#### GOAL OF THE EXERCISE
Repeat each line exactly, leaving nothing out.

#### DATASET CONTENT
= = = = =
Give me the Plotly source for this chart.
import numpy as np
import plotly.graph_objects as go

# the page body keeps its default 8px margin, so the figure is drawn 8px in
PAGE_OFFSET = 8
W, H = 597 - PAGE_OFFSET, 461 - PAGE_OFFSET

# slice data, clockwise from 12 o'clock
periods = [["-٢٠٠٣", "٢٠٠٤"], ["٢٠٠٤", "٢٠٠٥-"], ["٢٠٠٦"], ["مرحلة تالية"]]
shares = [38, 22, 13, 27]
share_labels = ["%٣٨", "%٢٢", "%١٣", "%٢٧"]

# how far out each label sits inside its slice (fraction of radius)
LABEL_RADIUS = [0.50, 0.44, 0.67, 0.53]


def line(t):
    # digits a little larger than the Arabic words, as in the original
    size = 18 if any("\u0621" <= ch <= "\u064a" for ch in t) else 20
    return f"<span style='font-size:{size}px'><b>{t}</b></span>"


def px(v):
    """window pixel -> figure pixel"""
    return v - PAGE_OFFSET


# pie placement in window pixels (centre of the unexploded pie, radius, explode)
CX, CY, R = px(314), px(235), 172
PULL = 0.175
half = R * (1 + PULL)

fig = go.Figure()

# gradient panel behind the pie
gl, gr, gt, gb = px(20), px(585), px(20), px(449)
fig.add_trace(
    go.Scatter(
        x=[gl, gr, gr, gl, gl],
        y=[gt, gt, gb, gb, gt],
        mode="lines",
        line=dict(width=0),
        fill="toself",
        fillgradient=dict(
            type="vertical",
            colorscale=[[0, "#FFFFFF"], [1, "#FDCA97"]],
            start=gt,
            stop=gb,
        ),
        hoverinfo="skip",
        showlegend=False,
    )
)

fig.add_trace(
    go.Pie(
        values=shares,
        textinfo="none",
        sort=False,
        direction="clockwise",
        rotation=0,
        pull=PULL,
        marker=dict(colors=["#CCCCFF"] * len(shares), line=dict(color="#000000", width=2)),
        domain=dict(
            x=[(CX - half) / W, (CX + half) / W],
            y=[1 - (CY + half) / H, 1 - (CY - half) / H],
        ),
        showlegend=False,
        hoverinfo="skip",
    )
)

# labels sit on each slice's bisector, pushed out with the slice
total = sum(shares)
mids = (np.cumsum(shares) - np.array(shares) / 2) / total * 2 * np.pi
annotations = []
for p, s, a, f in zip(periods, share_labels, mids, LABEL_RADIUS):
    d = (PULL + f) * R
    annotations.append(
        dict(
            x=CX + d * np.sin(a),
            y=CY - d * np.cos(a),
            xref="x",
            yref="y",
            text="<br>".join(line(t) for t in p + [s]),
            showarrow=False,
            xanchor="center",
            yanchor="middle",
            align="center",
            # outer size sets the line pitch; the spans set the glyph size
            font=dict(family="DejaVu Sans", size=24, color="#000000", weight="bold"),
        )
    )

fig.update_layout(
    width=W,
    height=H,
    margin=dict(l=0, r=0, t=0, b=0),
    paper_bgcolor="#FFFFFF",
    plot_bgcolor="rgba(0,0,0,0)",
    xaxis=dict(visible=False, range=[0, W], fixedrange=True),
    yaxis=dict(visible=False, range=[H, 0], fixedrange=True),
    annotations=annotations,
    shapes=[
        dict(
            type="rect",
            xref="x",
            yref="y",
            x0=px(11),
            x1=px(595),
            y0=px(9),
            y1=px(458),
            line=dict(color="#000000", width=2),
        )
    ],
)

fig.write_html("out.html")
= = = = =
#### ANSWER IN FULL
Give me the Plotly source for this chart.
import numpy as np
import plotly.graph_objects as go

# the page body keeps its default 8px margin, so the figure is drawn 8px in
PAGE_OFFSET = 8
W, H = 597 - PAGE_OFFSET, 461 - PAGE_OFFSET

# slice data, clockwise from 12 o'clock
periods = [["-٢٠٠٣", "٢٠٠٤"], ["٢٠٠٤", "٢٠٠٥-"], ["٢٠٠٦"], ["مرحلة تالية"]]
shares = [38, 22, 13, 27]
share_labels = ["%٣٨", "%٢٢", "%١٣", "%٢٧"]

# how far out each label sits inside its slice (fraction of radius)
LABEL_RADIUS = [0.50, 0.44, 0.67, 0.53]


def line(t):
    # digits a little larger than the Arabic words, as in the original
    size = 18 if any("\u0621" <= ch <= "\u064a" for ch in t) else 20
    return f"<span style='font-size:{size}px'><b>{t}</b></span>"


def px(v):
    """window pixel -> figure pixel"""
    return v - PAGE_OFFSET


# pie placement in window pixels (centre of the unexploded pie, radius, explode)
CX, CY, R = px(314), px(235), 172
PULL = 0.175
half = R * (1 + PULL)

fig = go.Figure()

# gradient panel behind the pie
gl, gr, gt, gb = px(20), px(585), px(20), px(449)
fig.add_trace(
    go.Scatter(
        x=[gl, gr, gr, gl, gl],
        y=[gt, gt, gb, gb, gt],
        mode="lines",
        line=dict(width=0),
        fill="toself",
        fillgradient=dict(
            type="vertical",
            colorscale=[[0, "#FFFFFF"], [1, "#FDCA97"]],
            start=gt,
            stop=gb,
        ),
        hoverinfo="skip",
        showlegend=False,
    )
)

fig.add_trace(
    go.Pie(
        values=shares,
        textinfo="none",
        sort=False,
        direction="clockwise",
        rotation=0,
        pull=PULL,
        marker=dict(colors=["#CCCCFF"] * len(shares), line=dict(color="#000000", width=2)),
        domain=dict(
            x=[(CX - half) / W, (CX + half) / W],
            y=[1 - (CY + half) / H, 1 - (CY - half) / H],
        ),
        showlegend=False,
        hoverinfo="skip",
    )
)

# labels sit on each slice's bisector, pushed out with the slice
total = sum(shares)
mids = (np.cumsum(shares) - np.array(shares) / 2) / total * 2 * np.pi
annotations = []
for p, s, a, f in zip(periods, share_labels, mids, LABEL_RADIUS):
    d = (PULL + f) * R
    annotations.append(
        dict(
            x=CX + d * np.sin(a),
            y=CY - d * np.cos(a),
            xref="x",
            yref="y",
            text="<br>".join(line(t) for t in p + [s]),
            showarrow=False,
            xanchor="center",
            yanchor="middle",
            align="center",
            # outer size sets the line pitch; the spans set the glyph size
            font=dict(family="DejaVu Sans", size=24, color="#000000", weight="bold"),
        )
    )

fig.update_layout(
    width=W,
    height=H,
    margin=dict(l=0, r=0, t=0, b=0),
    paper_bgcolor="#FFFFFF",
    plot_bgcolor="rgba(0,0,0,0)",
    xaxis=dict(visible=False, range=[0, W], fixedrange=True),
    yaxis=dict(visible=False, range=[H, 0], fixedrange=True),
    annotations=annotations,
    shapes=[
        dict(
            type="rect",
            xref="x",
            yref="y",
            x0=px(11),
            x1=px(595),
            y0=px(9),
            y1=px(458),
            line=dict(color="#000000", width=2),
        )
    ],
)

fig.write_html("out.html")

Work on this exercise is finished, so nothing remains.